“If ministry is to be relational, we need to be good at relationships.”
I wish I could remember where I heard this recently.
Good churches have that wonderful Land-of-Misfit-Toys quality and even the pastor might be an odd duck. But professional ministers need solid skills in making connections with people – even the difficult ones. Even the strange ones.
Over the years I’ve worked with struggling pastors whose parishioners suggest that maybe their pastor should actually be a professor. When you’re dealing with people in the throes of their illnesses, their defeats, and their deepest sorrows, poor bedside manner can be disastrous. Offering an academic comment – or an uncomfortable presence – is not what people need in the midst of brokenness.
And seminaries generally do not teach emotional intelligence.
As we prepare people for professional ministry, it’s often my responsibility to remind seminarians that one can excel in every academic course, pass every denominational exam, and fulfill every practical requirement but never be ordained. Because this is not a certification process as much as it’s a call process, there must be an ineffable spark. A curiosity about what God is doing. An interest in other people’s lives. We can learn these things, but we have to want to learn them.

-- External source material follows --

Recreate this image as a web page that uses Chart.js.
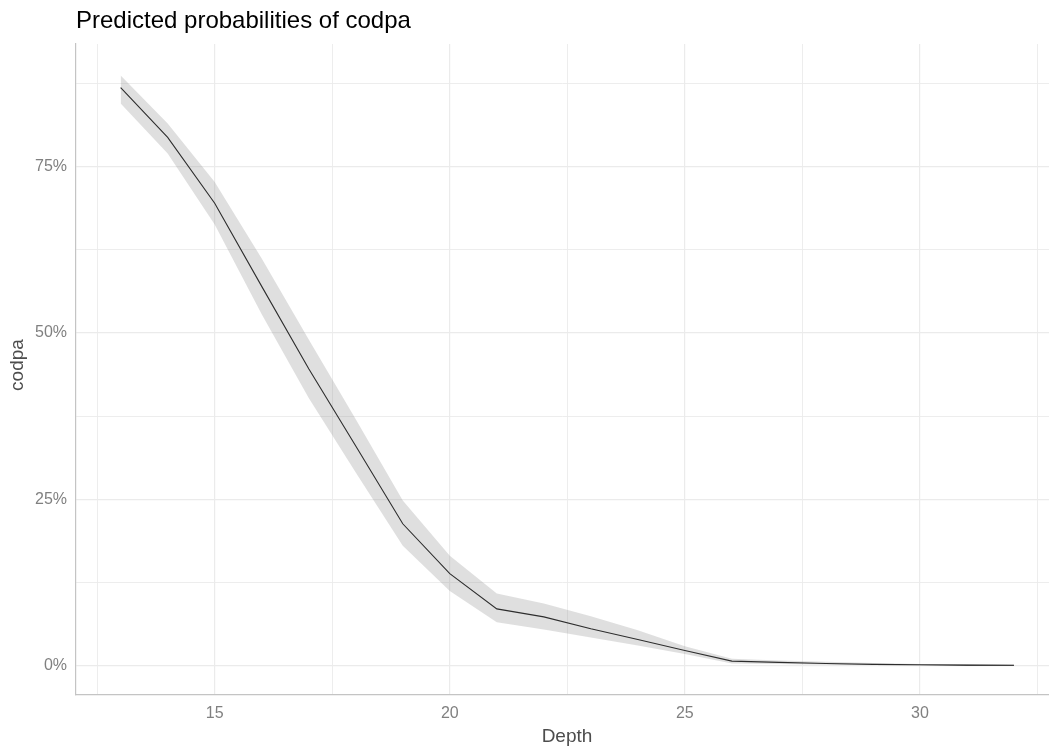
<!DOCTYPE html>
<html>
<head>
<meta charset="utf-8">
<title>Predicted probabilities of codpa</title>
<script src="https://cdn.jsdelivr.net/npm/chart.js@4"></script>
<style>
  html, body { margin: 0; padding: 0; background: #ffffff; }
  #wrap { position: relative; width: 1049px; height: 751px; }
</style>
</head>
<body>
<div id="wrap"><canvas id="probChart"></canvas></div>
<script>
// Depth values and the predicted probability with its confidence band
const depth     = [13, 14, 15, 16, 17, 18, 19, 20, 21, 22, 23, 24, 25, 26, 27, 28, 29, 30, 31, 32];
const predicted = [0.869, 0.794, 0.695, 0.570, 0.446, 0.330, 0.213, 0.138, 0.085, 0.073, 0.055, 0.039, 0.0225, 0.0065, 0.0045, 0.0028, 0.0016, 0.0009, 0.0005, 0.0003];
const upper     = [0.887, 0.815, 0.727, 0.612, 0.490, 0.370, 0.248, 0.165, 0.108, 0.093, 0.074, 0.053, 0.029, 0.010, 0.0075, 0.0055, 0.0035, 0.002, 0.0012, 0.0008];
const lower     = [0.845, 0.770, 0.663, 0.528, 0.402, 0.290, 0.180, 0.112, 0.065, 0.054, 0.042, 0.030, 0.017, 0.003, 0.002, 0.001, 0.0005, 0.0002, 0.0001, 0.0001];

// Axis breaks (majors get labels, minors only grid lines)
const xBreaks = [12.5, 15, 17.5, 20, 22.5, 25, 27.5, 30, 32.5];
const xLabelled = [15, 20, 25, 30];
const yBreaks = [0, 0.125, 0.25, 0.375, 0.5, 0.625, 0.75, 0.875];
const yLabelled = [0, 0.25, 0.5, 0.75];

const FONT = "'Liberation Sans', Arial, 'DejaVu Sans', sans-serif";

function toPoints(ys) {
  return depth.map((d, i) => ({ x: d, y: ys[i] }));
}

// Title and axis titles
const textPlugin = {
  id: "plotText",
  afterDraw: function (chart) {
    const ctx = chart.ctx;
    const area = chart.chartArea;
    ctx.save();
    ctx.fillStyle = "#000000";
    ctx.font = "24px " + FONT;
    ctx.textAlign = "left";
    ctx.textBaseline = "middle";
    ctx.fillText("Predicted probabilities of codpa", 76, 21);

    ctx.fillStyle = "#4d4d4d";
    ctx.font = "19px " + FONT;
    ctx.textAlign = "center";
    ctx.fillText("Depth", 567, 737);

    ctx.translate(18, 365);
    ctx.rotate(-Math.PI / 2);
    ctx.fillText("codpa", 0, 0);
    ctx.restore();
  },
};

const ctx = document.getElementById("probChart").getContext("2d");
const probChart = new Chart(ctx, {
  type: "line",
  data: {
    datasets: [
      {
        label: "upper",
        data: toPoints(upper),
        borderWidth: 0,
        pointRadius: 0,
        backgroundColor: "rgba(150, 150, 150, 0.3)",
        fill: "+1",
        tension: 0,
      },
      {
        label: "lower",
        data: toPoints(lower),
        borderWidth: 0,
        pointRadius: 0,
        fill: false,
        tension: 0,
      },
      {
        label: "predicted",
        data: toPoints(predicted),
        borderColor: "#000000",
        borderWidth: 1.1,
        pointRadius: 0,
        fill: false,
        tension: 0,
      },
    ],
  },
  options: {
    responsive: true,
    maintainAspectRatio: false,
    animation: false,
    events: [],
    layout: {
      padding: { top: 44, right: 0, left: 0, bottom: 0 },
    },
    plugins: {
      legend: { display: false },
      tooltip: { enabled: false },
    },
    scales: {
      x: {
        type: "linear",
        min: 12.05,
        max: 32.745,
        afterBuildTicks: function (scale) {
          scale.ticks = xBreaks.map((v) => ({ value: v }));
        },
        afterFit: function (scale) {
          scale.height = 56;
        },
        grid: {
          color: "#ebebeb",
          lineWidth: function (c) {
            return xLabelled.includes(c.tick && c.tick.value) ? 1.2 : 0.9;
          },
          drawTicks: false,
        },
        border: { display: true, color: "#c4c4c4", width: 1.2 },
        ticks: {
          color: "#808080",
          padding: 9,
          maxRotation: 0,
          autoSkip: false,
          font: { size: 16, family: FONT },
          callback: function (value) {
            return xLabelled.includes(value) ? String(value) : "";
          },
        },
      },
      y: {
        type: "linear",
        min: -0.0445,
        max: 0.9345,
        afterBuildTicks: function (scale) {
          scale.ticks = yBreaks.map((v) => ({ value: v }));
        },
        afterFit: function (scale) {
          scale.width = 76;
        },
        grid: {
          color: "#ebebeb",
          lineWidth: function (c) {
            return yLabelled.includes(c.tick && c.tick.value) ? 1.2 : 0.9;
          },
          drawTicks: false,
        },
        border: { display: true, color: "#c4c4c4", width: 1.2 },
        ticks: {
          color: "#808080",
          padding: 9,
          autoSkip: false,
          font: { size: 16, family: FONT },
          callback: function (value) {
            return yLabelled.includes(value) ? Math.round(value * 100) + "%" : "";
          },
        },
      },
    },
  },
  plugins: [textPlugin],
});
</script>
</body>
</html>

When I hear someone tell me that they want to be a pastor “because I’d like to be called a ‘Reverend’” I appreciate their sheer honesty. Every pastor might secretly think this too, but that’s not what most say out loud. It’s true that we pastors want to be important, but it’s also true that this is not what ministry is all about.
Eugene Peterson said in this conversation with Krista Tippett: Ministry gives you a huge scope for honesty. It’s sacreligious to tell people in pain simply to “buck up” and move on. Jesus teaches us to be with each other in pain.
And this requires some relational gifts. Some of those skills are simple: Say please and thank you. Listen well. Be present. Try to see everyone through the eyes of Christ.
An effective Church in the 21st Century is relational and I’m talking about both clergy and non-clergy here. We work on our relationships with God, with each other, with mission partners, with the broken, with other congregations, with people of other faiths and people with no faith. No longer is ministry primarily about programs and hierarchies and regulations and writing checks to needy people in faraway places. It’s about following what Jesus did.